Surface features on Europa explained?
Jun 9, 2000
When the Galileo spacecraft flew near Europa -- one of Jupiter's moons -- in the late 1990s, it observed ridges and other features on the surface of the moon's icy outer crust. Now two researchers have developed a model to explain how these features are created. Eric Gaidos from the Jet Propulsion Laboratory in the US and Francis Nimmo from Cambridge University in the UK say that friction from tidal forces caused by nearby Jupiter melts some of the ice and creates short-lived pockets of water near the moon's surface (Nature 405 637). Previously it was thought that the tidal forces fractured the icy crust, allowing liquid water from the ocean that exists underneath the ice to rise to the surface.

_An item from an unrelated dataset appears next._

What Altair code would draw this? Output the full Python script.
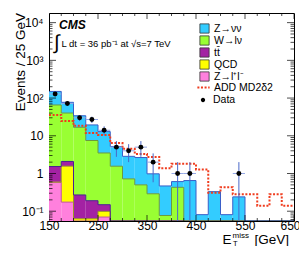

Gaidos and Nimmo say that the tidal forces from Jupiter can cause regions of ice near a fault or defect to move relative to one another. This relative motion causes frictional heating that increases the local temperature of the ice and makes it less viscous. This "warm ice", which is estimated to have a temperature of about 273 K, then flows upwards by a few tens of centimetres over the course of one tidal cycle. "We suggest that such motion over the course of many cycles could be responsible for the formation of structures such as ridge pairs," say the researchers. Their model predicts pockets of liquid water near the moon's surface, which would, however, refreeze within tens of years.